◆ DATA SECTION:
* * * * * * *
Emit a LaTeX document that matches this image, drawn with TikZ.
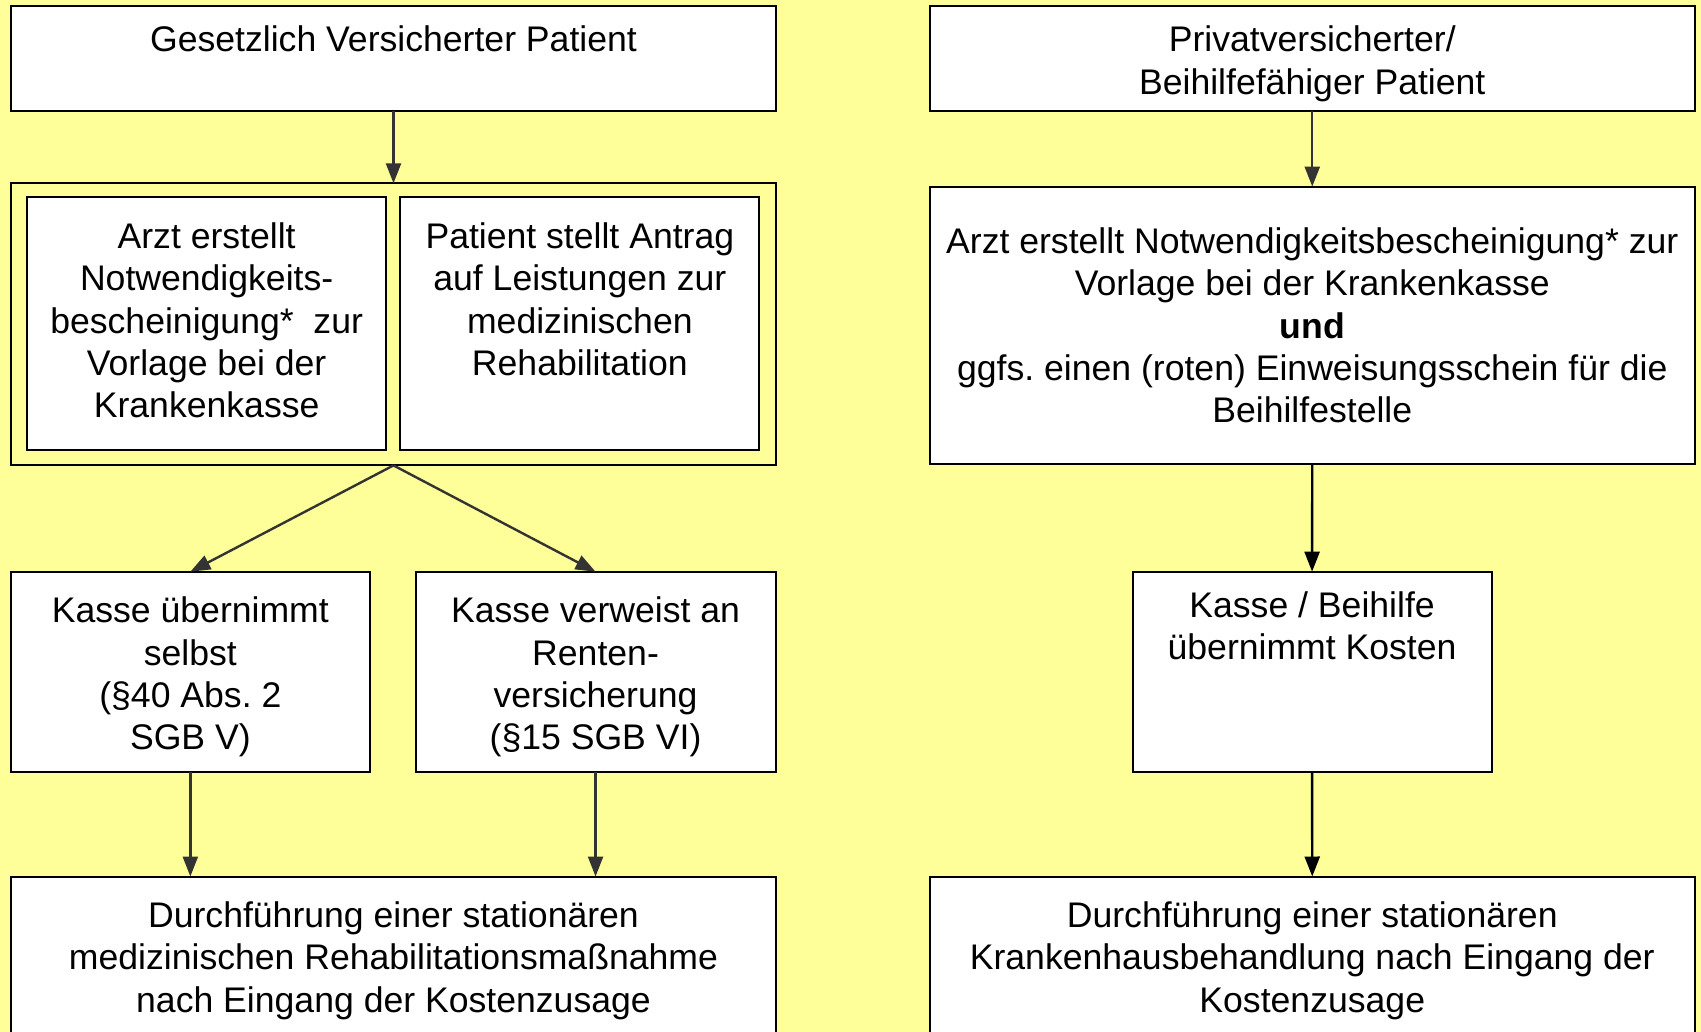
\documentclass[tikz,border=0pt]{standalone}
\usepackage{fontspec}
\setmainfont{Liberation Sans}
\usetikzlibrary{arrows.meta}
\definecolor{bgyellow}{RGB}{255,255,153}
\definecolor{arrgray}{RGB}{51,51,51}
\begin{document}
\frenchspacing
\begin{tikzpicture}[x=0.5pt,y=-0.5pt,
 box/.style={draw=black, line width=1pt, fill=white, inner sep=0pt, outer sep=0pt, align=center, font=\fontsize{17.8}{21.2}\selectfont},
 frame/.style={draw=black, line width=1pt, inner sep=0pt, outer sep=0pt},
 txt/.style={inner sep=0pt, align=center, anchor=north, font=\fontsize{17.8}{21.2}\selectfont},
 conn/.style={draw=arrgray, line width=1.2pt, -{Triangle[length=10pt,width=7.5pt]}},
 connb/.style={draw=black, line width=1.2pt, -{Triangle[length=10pt,width=7.5pt]}},
]
\useasboundingbox (0,0) rectangle (1701,1032);
\clip (0,0) rectangle (1701,1032);
\fill[bgyellow] (0,0) rectangle (1701,1032);

% left column
\node[box, minimum width=382.5pt, minimum height=52.1pt] (A) at (393.5,58.6) {};
\node[txt] (Atxt) at ([yshift=-9.6pt]A.north) {Gesetzlich Versicherter Patient};

\node[frame, minimum width=382.5pt, minimum height=141.05pt] (C) at (393.5,324.35) {};
\node[box, minimum width=179.55pt, minimum height=126.4pt] (IL) at (206.65,323.8) {};
\node[txt] (ILtxt) at ([yshift=-12.4pt]IL.north)
  {Arzt erstellt\\Notwendigkeits-\\bescheinigung*~~zur\\Vorlage bei der\\Krankenkasse};
\node[box, minimum width=179.55pt, minimum height=126.4pt] (IR) at (579.85,323.8) {};
\node[txt] (IRtxt) at ([yshift=-12.4pt]IR.north)
  {Patient stellt Antrag\\auf Leistungen zur\\medizinischen\\Rehabilitation};

\node[box, minimum width=179.55pt, minimum height=100.35pt] (K1) at (190.35,672.05) {};
\node[txt] (K1txt) at ([yshift=-12.4pt]K1.north)
  {Kasse übernimmt\\selbst\\(§40 Abs. 2\\SGB V)};
\node[box, minimum width=180.05pt, minimum height=100.35pt] (K2) at (595.55,672.05) {};
\node[txt] (K2txt) at ([yshift=-12.4pt]K2.north)
  {Kasse verweist an\\Renten-\\versicherung\\(§15 SGB VI)};

\node[box, minimum width=382.5pt, minimum height=81.75pt] (D1) at (393.5,958.25) {};
\node[txt] (D1txt) at ([yshift=-12.4pt]D1.north)
  {Durchführung einer stationären\\medizinischen Rehabilitationsmaßnahme\\nach Eingang der Kostenzusage};

% right column
\node[box, minimum width=382.25pt, minimum height=52.1pt] (P) at (1312.25,58.6) {};
\node[txt] (Ptxt) at ([yshift=-9.6pt]P.north) {Privatversicherter/\\Beihilfefähiger Patient};
\node[box, minimum width=382.25pt, minimum height=138.85pt] (B) at (1312.25,325.45)
  {Arzt erstellt Notwendigkeitsbescheinigung* zur\\Vorlage bei der Krankenkasse\\\textbf{und}\\ggfs. einen (roten) Einweisungsschein für die\\Beihilfestelle};
\node[box, minimum width=179.55pt, minimum height=100.35pt] (KB) at (1312.05,672.05) {};
\node[txt] (KBtxt) at ([yshift=-9.6pt]KB.north) {Kasse / Beihilfe\\übernimmt Kosten};
\node[box, minimum width=382.25pt, minimum height=81.75pt] (D2) at (1312.25,958.25) {};
\node[txt] (D2txt) at ([yshift=-12.4pt]D2.north)
  {Durchführung einer stationären\\Krankenhausbehandlung nach Eingang der\\Kostenzusage};

% connectors
\draw[conn] (A.south) -- (C.north);
\draw[conn] (C.south) -- (K1.north);
\draw[conn] (C.south) -- (K2.north);
\draw[conn] (K1.south) -- (K1.south |- D1.north);
\draw[conn] (K2.south) -- (K2.south |- D1.north);
\draw[conn] (P.south) -- (B.north);
\draw[connb] (B.south) -- (KB.north);
\draw[connb] (KB.south) -- (D2.north);
\end{tikzpicture}
\end{document}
* * * * * * *
◆ WHAT IS ASKED:
Restate the whole of the material word for word without the pictures.

◆ REPLY TO THE EXERCISE:
Emit a LaTeX document that matches this image, drawn with TikZ.
\documentclass[tikz,border=0pt]{standalone}
\usepackage{fontspec}
\setmainfont{Liberation Sans}
\usetikzlibrary{arrows.meta}
\definecolor{bgyellow}{RGB}{255,255,153}
\definecolor{arrgray}{RGB}{51,51,51}
\begin{document}
\frenchspacing
\begin{tikzpicture}[x=0.5pt,y=-0.5pt,
 box/.style={draw=black, line width=1pt, fill=white, inner sep=0pt, outer sep=0pt, align=center, font=\fontsize{17.8}{21.2}\selectfont},
 frame/.style={draw=black, line width=1pt, inner sep=0pt, outer sep=0pt},
 txt/.style={inner sep=0pt, align=center, anchor=north, font=\fontsize{17.8}{21.2}\selectfont},
 conn/.style={draw=arrgray, line width=1.2pt, -{Triangle[length=10pt,width=7.5pt]}},
 connb/.style={draw=black, line width=1.2pt, -{Triangle[length=10pt,width=7.5pt]}},
]
\useasboundingbox (0,0) rectangle (1701,1032);
\clip (0,0) rectangle (1701,1032);
\fill[bgyellow] (0,0) rectangle (1701,1032);

% left column
\node[box, minimum width=382.5pt, minimum height=52.1pt] (A) at (393.5,58.6) {};
\node[txt] (Atxt) at ([yshift=-9.6pt]A.north) {Gesetzlich Versicherter Patient};

\node[frame, minimum width=382.5pt, minimum height=141.05pt] (C) at (393.5,324.35) {};
\node[box, minimum width=179.55pt, minimum height=126.4pt] (IL) at (206.65,323.8) {};
\node[txt] (ILtxt) at ([yshift=-12.4pt]IL.north)
  {Arzt erstellt\\Notwendigkeits-\\bescheinigung*~~zur\\Vorlage bei der\\Krankenkasse};
\node[box, minimum width=179.55pt, minimum height=126.4pt] (IR) at (579.85,323.8) {};
\node[txt] (IRtxt) at ([yshift=-12.4pt]IR.north)
  {Patient stellt Antrag\\auf Leistungen zur\\medizinischen\\Rehabilitation};

\node[box, minimum width=179.55pt, minimum height=100.35pt] (K1) at (190.35,672.05) {};
\node[txt] (K1txt) at ([yshift=-12.4pt]K1.north)
  {Kasse übernimmt\\selbst\\(§40 Abs. 2\\SGB V)};
\node[box, minimum width=180.05pt, minimum height=100.35pt] (K2) at (595.55,672.05) {};
\node[txt] (K2txt) at ([yshift=-12.4pt]K2.north)
  {Kasse verweist an\\Renten-\\versicherung\\(§15 SGB VI)};

\node[box, minimum width=382.5pt, minimum height=81.75pt] (D1) at (393.5,958.25) {};
\node[txt] (D1txt) at ([yshift=-12.4pt]D1.north)
  {Durchführung einer stationären\\medizinischen Rehabilitationsmaßnahme\\nach Eingang der Kostenzusage};

% right column
\node[box, minimum width=382.25pt, minimum height=52.1pt] (P) at (1312.25,58.6) {};
\node[txt] (Ptxt) at ([yshift=-9.6pt]P.north) {Privatversicherter/\\Beihilfefähiger Patient};
\node[box, minimum width=382.25pt, minimum height=138.85pt] (B) at (1312.25,325.45)
  {Arzt erstellt Notwendigkeitsbescheinigung* zur\\Vorlage bei der Krankenkasse\\\textbf{und}\\ggfs. einen (roten) Einweisungsschein für die\\Beihilfestelle};
\node[box, minimum width=179.55pt, minimum height=100.35pt] (KB) at (1312.05,672.05) {};
\node[txt] (KBtxt) at ([yshift=-9.6pt]KB.north) {Kasse / Beihilfe\\übernimmt Kosten};
\node[box, minimum width=382.25pt, minimum height=81.75pt] (D2) at (1312.25,958.25) {};
\node[txt] (D2txt) at ([yshift=-12.4pt]D2.north)
  {Durchführung einer stationären\\Krankenhausbehandlung nach Eingang der\\Kostenzusage};

% connectors
\draw[conn] (A.south) -- (C.north);
\draw[conn] (C.south) -- (K1.north);
\draw[conn] (C.south) -- (K2.north);
\draw[conn] (K1.south) -- (K1.south |- D1.north);
\draw[conn] (K2.south) -- (K2.south |- D1.north);
\draw[conn] (P.south) -- (B.north);
\draw[connb] (B.south) -- (KB.north);
\draw[connb] (KB.south) -- (D2.north);
\end{tikzpicture}
\end{document}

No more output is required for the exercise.